▸ Requirement: Give an exact copy of every line, leaving images out.

▸ Dataset content:

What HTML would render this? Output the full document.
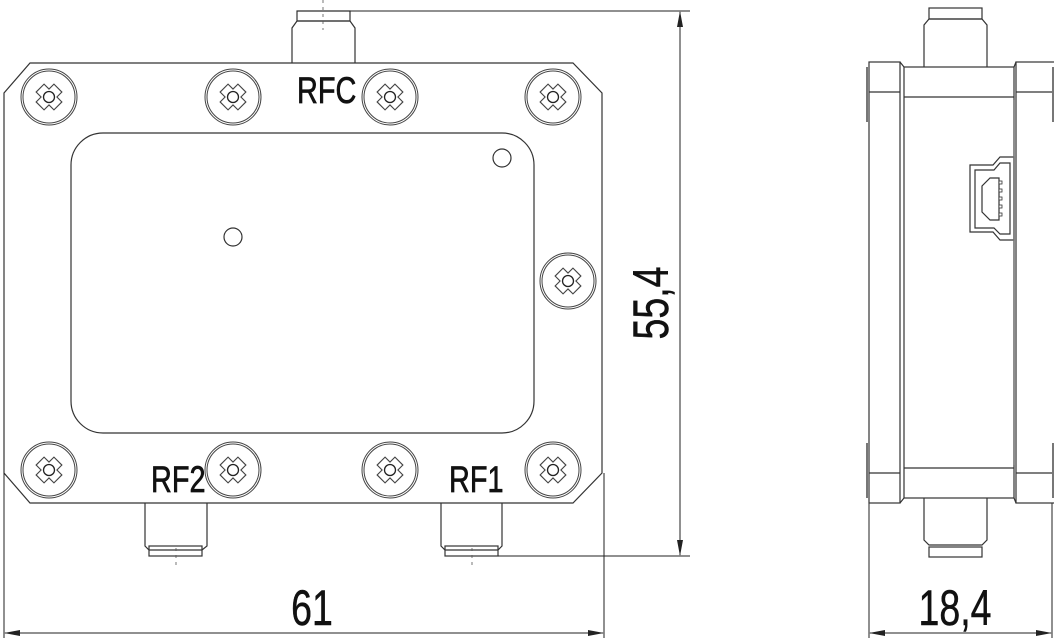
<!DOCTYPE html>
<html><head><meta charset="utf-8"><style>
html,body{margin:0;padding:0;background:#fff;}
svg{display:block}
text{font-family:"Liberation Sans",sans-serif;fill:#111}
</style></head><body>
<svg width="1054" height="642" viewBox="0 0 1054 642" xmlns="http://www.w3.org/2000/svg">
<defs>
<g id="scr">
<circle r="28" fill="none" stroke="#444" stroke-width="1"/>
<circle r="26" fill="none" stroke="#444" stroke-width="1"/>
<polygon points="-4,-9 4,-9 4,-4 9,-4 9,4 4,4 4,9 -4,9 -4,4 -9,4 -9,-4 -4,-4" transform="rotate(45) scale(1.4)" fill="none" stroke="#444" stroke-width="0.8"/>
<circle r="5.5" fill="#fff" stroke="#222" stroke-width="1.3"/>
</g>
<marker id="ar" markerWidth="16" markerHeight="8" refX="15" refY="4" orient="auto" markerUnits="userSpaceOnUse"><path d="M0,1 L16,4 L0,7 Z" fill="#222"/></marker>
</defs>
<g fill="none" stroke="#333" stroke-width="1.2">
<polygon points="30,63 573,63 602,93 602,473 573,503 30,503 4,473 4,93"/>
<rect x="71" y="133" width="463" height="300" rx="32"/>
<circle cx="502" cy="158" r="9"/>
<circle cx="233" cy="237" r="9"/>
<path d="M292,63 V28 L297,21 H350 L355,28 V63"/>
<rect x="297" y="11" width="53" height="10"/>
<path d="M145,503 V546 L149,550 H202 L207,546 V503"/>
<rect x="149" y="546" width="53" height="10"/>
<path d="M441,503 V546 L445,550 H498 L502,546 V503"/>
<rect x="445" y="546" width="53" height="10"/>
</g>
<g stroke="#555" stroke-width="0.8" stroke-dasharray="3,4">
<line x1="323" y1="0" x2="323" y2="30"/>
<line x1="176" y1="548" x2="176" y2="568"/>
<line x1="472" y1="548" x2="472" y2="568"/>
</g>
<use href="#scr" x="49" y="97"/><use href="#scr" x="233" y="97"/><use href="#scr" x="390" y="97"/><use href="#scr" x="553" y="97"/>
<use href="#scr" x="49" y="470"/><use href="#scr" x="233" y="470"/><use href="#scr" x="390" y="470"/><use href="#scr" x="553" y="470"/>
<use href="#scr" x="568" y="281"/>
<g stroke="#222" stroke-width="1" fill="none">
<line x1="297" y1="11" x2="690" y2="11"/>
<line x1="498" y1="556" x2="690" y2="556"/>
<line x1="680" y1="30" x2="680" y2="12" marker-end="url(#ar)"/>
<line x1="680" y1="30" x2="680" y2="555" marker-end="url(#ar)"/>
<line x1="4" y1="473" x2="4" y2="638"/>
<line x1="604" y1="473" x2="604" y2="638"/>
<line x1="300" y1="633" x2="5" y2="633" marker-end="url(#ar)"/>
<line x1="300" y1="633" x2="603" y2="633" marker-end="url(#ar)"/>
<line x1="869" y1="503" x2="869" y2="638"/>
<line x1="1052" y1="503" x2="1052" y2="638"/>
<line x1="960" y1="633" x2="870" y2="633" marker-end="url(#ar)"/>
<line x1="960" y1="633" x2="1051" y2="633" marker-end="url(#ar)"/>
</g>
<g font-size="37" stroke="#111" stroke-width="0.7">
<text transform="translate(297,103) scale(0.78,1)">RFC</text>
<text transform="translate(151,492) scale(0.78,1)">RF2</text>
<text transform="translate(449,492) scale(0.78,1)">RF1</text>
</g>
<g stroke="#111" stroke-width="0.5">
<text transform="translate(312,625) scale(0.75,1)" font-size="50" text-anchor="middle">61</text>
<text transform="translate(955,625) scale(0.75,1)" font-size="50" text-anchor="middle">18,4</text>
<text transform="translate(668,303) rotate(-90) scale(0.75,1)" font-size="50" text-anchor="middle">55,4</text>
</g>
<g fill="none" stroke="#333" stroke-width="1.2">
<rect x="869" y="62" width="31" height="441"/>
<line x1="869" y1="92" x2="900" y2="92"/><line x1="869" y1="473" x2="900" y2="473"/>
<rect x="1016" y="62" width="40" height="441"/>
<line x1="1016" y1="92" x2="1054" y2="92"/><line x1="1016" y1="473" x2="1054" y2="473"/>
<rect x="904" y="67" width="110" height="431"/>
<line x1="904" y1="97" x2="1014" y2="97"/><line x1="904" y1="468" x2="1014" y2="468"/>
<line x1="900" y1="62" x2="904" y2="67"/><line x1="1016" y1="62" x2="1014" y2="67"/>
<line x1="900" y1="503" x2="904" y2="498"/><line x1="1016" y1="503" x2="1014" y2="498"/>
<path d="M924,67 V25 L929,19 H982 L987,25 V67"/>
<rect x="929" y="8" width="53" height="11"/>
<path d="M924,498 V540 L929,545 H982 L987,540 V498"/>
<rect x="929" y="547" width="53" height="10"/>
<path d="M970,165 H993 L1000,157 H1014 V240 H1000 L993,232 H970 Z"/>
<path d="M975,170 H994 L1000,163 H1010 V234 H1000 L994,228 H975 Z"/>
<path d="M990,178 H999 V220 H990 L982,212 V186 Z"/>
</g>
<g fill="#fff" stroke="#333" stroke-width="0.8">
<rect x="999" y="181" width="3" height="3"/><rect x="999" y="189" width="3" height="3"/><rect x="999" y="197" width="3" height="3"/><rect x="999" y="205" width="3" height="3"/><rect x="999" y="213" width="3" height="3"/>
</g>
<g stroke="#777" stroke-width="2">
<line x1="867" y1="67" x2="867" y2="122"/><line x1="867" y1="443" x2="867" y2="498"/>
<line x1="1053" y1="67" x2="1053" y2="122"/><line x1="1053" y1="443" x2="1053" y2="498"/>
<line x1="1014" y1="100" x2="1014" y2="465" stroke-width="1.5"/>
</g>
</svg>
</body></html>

▸ Full response:
What HTML would render this? Output the full document.
<!DOCTYPE html>
<html><head><meta charset="utf-8"><style>
html,body{margin:0;padding:0;background:#fff;}
svg{display:block}
text{font-family:"Liberation Sans",sans-serif;fill:#111}
</style></head><body>
<svg width="1054" height="642" viewBox="0 0 1054 642" xmlns="http://www.w3.org/2000/svg">
<defs>
<g id="scr">
<circle r="28" fill="none" stroke="#444" stroke-width="1"/>
<circle r="26" fill="none" stroke="#444" stroke-width="1"/>
<polygon points="-4,-9 4,-9 4,-4 9,-4 9,4 4,4 4,9 -4,9 -4,4 -9,4 -9,-4 -4,-4" transform="rotate(45) scale(1.4)" fill="none" stroke="#444" stroke-width="0.8"/>
<circle r="5.5" fill="#fff" stroke="#222" stroke-width="1.3"/>
</g>
<marker id="ar" markerWidth="16" markerHeight="8" refX="15" refY="4" orient="auto" markerUnits="userSpaceOnUse"><path d="M0,1 L16,4 L0,7 Z" fill="#222"/></marker>
</defs>
<g fill="none" stroke="#333" stroke-width="1.2">
<polygon points="30,63 573,63 602,93 602,473 573,503 30,503 4,473 4,93"/>
<rect x="71" y="133" width="463" height="300" rx="32"/>
<circle cx="502" cy="158" r="9"/>
<circle cx="233" cy="237" r="9"/>
<path d="M292,63 V28 L297,21 H350 L355,28 V63"/>
<rect x="297" y="11" width="53" height="10"/>
<path d="M145,503 V546 L149,550 H202 L207,546 V503"/>
<rect x="149" y="546" width="53" height="10"/>
<path d="M441,503 V546 L445,550 H498 L502,546 V503"/>
<rect x="445" y="546" width="53" height="10"/>
</g>
<g stroke="#555" stroke-width="0.8" stroke-dasharray="3,4">
<line x1="323" y1="0" x2="323" y2="30"/>
<line x1="176" y1="548" x2="176" y2="568"/>
<line x1="472" y1="548" x2="472" y2="568"/>
</g>
<use href="#scr" x="49" y="97"/><use href="#scr" x="233" y="97"/><use href="#scr" x="390" y="97"/><use href="#scr" x="553" y="97"/>
<use href="#scr" x="49" y="470"/><use href="#scr" x="233" y="470"/><use href="#scr" x="390" y="470"/><use href="#scr" x="553" y="470"/>
<use href="#scr" x="568" y="281"/>
<g stroke="#222" stroke-width="1" fill="none">
<line x1="297" y1="11" x2="690" y2="11"/>
<line x1="498" y1="556" x2="690" y2="556"/>
<line x1="680" y1="30" x2="680" y2="12" marker-end="url(#ar)"/>
<line x1="680" y1="30" x2="680" y2="555" marker-end="url(#ar)"/>
<line x1="4" y1="473" x2="4" y2="638"/>
<line x1="604" y1="473" x2="604" y2="638"/>
<line x1="300" y1="633" x2="5" y2="633" marker-end="url(#ar)"/>
<line x1="300" y1="633" x2="603" y2="633" marker-end="url(#ar)"/>
<line x1="869" y1="503" x2="869" y2="638"/>
<line x1="1052" y1="503" x2="1052" y2="638"/>
<line x1="960" y1="633" x2="870" y2="633" marker-end="url(#ar)"/>
<line x1="960" y1="633" x2="1051" y2="633" marker-end="url(#ar)"/>
</g>
<g font-size="37" stroke="#111" stroke-width="0.7">
<text transform="translate(297,103) scale(0.78,1)">RFC</text>
<text transform="translate(151,492) scale(0.78,1)">RF2</text>
<text transform="translate(449,492) scale(0.78,1)">RF1</text>
</g>
<g stroke="#111" stroke-width="0.5">
<text transform="translate(312,625) scale(0.75,1)" font-size="50" text-anchor="middle">61</text>
<text transform="translate(955,625) scale(0.75,1)" font-size="50" text-anchor="middle">18,4</text>
<text transform="translate(668,303) rotate(-90) scale(0.75,1)" font-size="50" text-anchor="middle">55,4</text>
</g>
<g fill="none" stroke="#333" stroke-width="1.2">
<rect x="869" y="62" width="31" height="441"/>
<line x1="869" y1="92" x2="900" y2="92"/><line x1="869" y1="473" x2="900" y2="473"/>
<rect x="1016" y="62" width="40" height="441"/>
<line x1="1016" y1="92" x2="1054" y2="92"/><line x1="1016" y1="473" x2="1054" y2="473"/>
<rect x="904" y="67" width="110" height="431"/>
<line x1="904" y1="97" x2="1014" y2="97"/><line x1="904" y1="468" x2="1014" y2="468"/>
<line x1="900" y1="62" x2="904" y2="67"/><line x1="1016" y1="62" x2="1014" y2="67"/>
<line x1="900" y1="503" x2="904" y2="498"/><line x1="1016" y1="503" x2="1014" y2="498"/>
<path d="M924,67 V25 L929,19 H982 L987,25 V67"/>
<rect x="929" y="8" width="53" height="11"/>
<path d="M924,498 V540 L929,545 H982 L987,540 V498"/>
<rect x="929" y="547" width="53" height="10"/>
<path d="M970,165 H993 L1000,157 H1014 V240 H1000 L993,232 H970 Z"/>
<path d="M975,170 H994 L1000,163 H1010 V234 H1000 L994,228 H975 Z"/>
<path d="M990,178 H999 V220 H990 L982,212 V186 Z"/>
</g>
<g fill="#fff" stroke="#333" stroke-width="0.8">
<rect x="999" y="181" width="3" height="3"/><rect x="999" y="189" width="3" height="3"/><rect x="999" y="197" width="3" height="3"/><rect x="999" y="205" width="3" height="3"/><rect x="999" y="213" width="3" height="3"/>
</g>
<g stroke="#777" stroke-width="2">
<line x1="867" y1="67" x2="867" y2="122"/><line x1="867" y1="443" x2="867" y2="498"/>
<line x1="1053" y1="67" x2="1053" y2="122"/><line x1="1053" y1="443" x2="1053" y2="498"/>
<line x1="1014" y1="100" x2="1014" y2="465" stroke-width="1.5"/>
</g>
</svg>
</body></html>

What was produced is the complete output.